*PROBLEM*: Identify the lines that contain the word "React" and copy each one.

*DATA PROVIDED*:
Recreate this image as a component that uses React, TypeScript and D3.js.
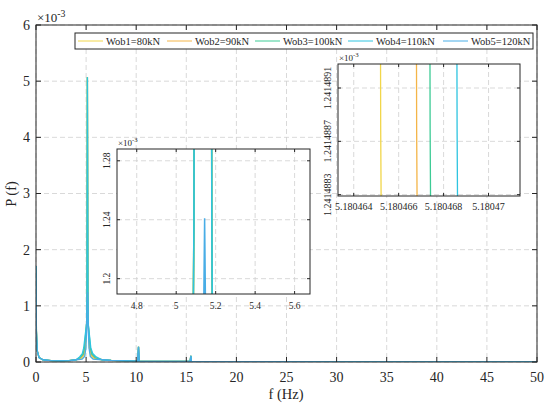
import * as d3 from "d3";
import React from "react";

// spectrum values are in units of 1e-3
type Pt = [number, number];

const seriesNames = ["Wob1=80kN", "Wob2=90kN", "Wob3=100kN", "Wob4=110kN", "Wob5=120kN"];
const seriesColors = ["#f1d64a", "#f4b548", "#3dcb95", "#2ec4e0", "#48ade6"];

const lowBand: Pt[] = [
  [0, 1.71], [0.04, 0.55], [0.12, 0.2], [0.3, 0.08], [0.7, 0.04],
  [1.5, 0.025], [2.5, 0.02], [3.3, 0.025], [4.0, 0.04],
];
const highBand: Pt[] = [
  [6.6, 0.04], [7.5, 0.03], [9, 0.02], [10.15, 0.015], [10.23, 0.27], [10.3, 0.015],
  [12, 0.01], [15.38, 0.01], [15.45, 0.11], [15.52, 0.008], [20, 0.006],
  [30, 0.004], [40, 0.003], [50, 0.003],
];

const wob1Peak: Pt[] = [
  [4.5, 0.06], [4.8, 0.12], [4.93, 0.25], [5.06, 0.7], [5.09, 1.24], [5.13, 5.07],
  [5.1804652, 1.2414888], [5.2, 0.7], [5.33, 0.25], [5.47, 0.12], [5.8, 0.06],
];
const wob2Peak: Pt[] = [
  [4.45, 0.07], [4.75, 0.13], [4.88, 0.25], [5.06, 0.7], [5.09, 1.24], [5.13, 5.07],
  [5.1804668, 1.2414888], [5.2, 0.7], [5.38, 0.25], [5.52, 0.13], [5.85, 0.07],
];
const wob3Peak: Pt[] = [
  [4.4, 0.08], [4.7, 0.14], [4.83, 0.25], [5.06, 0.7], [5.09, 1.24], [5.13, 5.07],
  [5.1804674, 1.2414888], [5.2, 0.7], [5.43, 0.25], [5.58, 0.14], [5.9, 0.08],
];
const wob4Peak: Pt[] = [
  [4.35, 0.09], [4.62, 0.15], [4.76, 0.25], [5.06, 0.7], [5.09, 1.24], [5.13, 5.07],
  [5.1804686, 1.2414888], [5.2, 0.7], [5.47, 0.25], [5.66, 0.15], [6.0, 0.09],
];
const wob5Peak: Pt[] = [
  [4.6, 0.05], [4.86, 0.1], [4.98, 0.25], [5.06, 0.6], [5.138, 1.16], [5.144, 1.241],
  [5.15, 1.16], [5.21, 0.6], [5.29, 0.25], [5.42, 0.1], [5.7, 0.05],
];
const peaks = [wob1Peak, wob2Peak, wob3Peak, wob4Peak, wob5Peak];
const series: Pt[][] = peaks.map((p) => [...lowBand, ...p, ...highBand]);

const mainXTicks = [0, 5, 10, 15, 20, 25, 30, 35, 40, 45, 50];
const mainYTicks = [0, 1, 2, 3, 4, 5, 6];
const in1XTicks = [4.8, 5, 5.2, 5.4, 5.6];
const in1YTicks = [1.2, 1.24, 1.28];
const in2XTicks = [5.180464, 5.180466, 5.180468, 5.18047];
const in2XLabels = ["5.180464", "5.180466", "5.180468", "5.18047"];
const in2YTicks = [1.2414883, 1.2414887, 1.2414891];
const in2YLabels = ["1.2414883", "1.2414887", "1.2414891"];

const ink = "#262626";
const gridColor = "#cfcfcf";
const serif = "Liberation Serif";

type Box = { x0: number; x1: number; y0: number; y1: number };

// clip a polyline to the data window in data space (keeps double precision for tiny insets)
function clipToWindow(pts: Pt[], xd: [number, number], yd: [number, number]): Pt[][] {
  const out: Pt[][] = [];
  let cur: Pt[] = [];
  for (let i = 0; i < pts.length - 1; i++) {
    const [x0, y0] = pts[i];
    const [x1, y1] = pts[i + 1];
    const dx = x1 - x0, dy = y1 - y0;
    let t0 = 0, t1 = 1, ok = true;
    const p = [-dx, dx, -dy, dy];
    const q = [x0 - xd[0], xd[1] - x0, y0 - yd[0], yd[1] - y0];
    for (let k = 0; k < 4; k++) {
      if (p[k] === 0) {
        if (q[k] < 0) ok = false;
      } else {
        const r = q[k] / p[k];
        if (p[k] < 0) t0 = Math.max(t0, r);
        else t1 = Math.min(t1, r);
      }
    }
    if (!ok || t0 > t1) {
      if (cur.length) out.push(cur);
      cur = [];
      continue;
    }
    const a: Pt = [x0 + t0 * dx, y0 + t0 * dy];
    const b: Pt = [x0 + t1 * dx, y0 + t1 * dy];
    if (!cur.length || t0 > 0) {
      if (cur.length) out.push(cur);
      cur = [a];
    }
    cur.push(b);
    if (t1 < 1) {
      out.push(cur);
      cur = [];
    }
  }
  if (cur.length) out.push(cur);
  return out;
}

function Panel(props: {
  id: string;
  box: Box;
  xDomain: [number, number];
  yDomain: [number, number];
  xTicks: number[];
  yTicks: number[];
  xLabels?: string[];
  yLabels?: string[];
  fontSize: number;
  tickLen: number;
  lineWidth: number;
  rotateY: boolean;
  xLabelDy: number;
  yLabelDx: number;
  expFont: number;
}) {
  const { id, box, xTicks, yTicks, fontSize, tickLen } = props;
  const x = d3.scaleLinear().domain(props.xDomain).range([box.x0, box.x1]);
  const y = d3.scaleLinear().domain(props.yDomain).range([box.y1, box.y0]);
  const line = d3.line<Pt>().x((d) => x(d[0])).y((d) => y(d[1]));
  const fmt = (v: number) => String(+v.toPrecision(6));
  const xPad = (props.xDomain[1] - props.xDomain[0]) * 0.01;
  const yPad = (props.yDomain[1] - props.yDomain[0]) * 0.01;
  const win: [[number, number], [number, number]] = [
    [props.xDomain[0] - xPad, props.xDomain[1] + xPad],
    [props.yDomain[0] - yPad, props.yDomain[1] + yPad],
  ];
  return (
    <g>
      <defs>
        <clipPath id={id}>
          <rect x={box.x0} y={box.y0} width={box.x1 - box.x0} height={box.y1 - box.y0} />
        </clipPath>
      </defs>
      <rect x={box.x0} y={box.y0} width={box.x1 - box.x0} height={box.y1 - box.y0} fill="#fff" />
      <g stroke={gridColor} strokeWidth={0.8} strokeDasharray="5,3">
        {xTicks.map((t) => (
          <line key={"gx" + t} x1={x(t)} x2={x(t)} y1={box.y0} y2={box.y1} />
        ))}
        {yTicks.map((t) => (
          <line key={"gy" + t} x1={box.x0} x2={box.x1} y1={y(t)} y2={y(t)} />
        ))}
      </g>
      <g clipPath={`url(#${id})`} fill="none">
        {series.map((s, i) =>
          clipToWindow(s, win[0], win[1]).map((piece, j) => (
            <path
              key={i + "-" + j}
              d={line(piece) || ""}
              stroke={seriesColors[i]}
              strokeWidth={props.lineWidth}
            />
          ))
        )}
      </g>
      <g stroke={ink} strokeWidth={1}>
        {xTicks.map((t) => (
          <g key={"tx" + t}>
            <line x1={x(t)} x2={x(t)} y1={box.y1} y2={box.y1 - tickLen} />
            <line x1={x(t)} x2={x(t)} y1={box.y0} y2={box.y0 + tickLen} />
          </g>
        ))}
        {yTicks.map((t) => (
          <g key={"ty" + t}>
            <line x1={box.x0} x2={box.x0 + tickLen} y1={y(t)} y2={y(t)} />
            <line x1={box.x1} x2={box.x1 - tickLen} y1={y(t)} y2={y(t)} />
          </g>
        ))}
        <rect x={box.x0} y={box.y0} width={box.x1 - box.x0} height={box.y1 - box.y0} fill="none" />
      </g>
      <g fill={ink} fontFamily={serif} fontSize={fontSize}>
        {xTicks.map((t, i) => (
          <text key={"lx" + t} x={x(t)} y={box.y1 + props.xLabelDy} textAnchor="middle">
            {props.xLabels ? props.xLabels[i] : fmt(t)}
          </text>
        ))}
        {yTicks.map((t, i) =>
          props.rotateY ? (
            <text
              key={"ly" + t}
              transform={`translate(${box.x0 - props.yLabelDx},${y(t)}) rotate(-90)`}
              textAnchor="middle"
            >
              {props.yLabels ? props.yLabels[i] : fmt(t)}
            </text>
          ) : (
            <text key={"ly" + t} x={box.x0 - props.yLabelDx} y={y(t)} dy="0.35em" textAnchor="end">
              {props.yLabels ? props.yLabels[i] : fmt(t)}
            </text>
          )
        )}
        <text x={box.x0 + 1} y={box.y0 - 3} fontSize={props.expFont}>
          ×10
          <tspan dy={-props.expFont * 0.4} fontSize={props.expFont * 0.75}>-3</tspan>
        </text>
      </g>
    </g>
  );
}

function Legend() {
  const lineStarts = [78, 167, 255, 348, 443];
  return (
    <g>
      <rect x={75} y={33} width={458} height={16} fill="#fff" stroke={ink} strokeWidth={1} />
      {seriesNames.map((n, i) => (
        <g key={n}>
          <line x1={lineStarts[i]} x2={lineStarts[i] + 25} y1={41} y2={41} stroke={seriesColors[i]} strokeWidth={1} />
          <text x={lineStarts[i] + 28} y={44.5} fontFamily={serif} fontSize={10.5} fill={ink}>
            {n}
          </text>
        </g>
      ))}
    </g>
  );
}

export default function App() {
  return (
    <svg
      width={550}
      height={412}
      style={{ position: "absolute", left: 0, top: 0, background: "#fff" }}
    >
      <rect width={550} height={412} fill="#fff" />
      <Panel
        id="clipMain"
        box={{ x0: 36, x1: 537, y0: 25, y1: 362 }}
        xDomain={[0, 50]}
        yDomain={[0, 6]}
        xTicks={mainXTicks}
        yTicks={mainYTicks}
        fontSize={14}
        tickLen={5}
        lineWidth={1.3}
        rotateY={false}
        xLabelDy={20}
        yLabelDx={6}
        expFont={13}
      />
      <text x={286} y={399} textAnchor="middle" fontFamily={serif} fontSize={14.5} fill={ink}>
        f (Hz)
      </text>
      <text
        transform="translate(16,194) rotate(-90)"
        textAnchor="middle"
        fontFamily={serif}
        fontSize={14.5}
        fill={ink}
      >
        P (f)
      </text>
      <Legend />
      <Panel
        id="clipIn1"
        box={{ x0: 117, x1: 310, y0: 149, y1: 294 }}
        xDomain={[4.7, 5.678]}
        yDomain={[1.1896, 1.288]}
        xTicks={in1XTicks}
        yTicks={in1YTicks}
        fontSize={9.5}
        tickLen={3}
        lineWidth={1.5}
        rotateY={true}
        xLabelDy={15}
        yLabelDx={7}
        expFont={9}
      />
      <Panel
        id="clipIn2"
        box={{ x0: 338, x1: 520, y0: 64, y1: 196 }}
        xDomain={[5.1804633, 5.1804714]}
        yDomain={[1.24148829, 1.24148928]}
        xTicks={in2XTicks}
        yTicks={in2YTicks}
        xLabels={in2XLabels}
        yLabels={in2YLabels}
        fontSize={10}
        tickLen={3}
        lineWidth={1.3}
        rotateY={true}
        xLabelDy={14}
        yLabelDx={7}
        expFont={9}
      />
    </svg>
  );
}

*TASK RESPONSE*:
Recreate this image as a component that uses React, TypeScript and D3.js.
import React from "react";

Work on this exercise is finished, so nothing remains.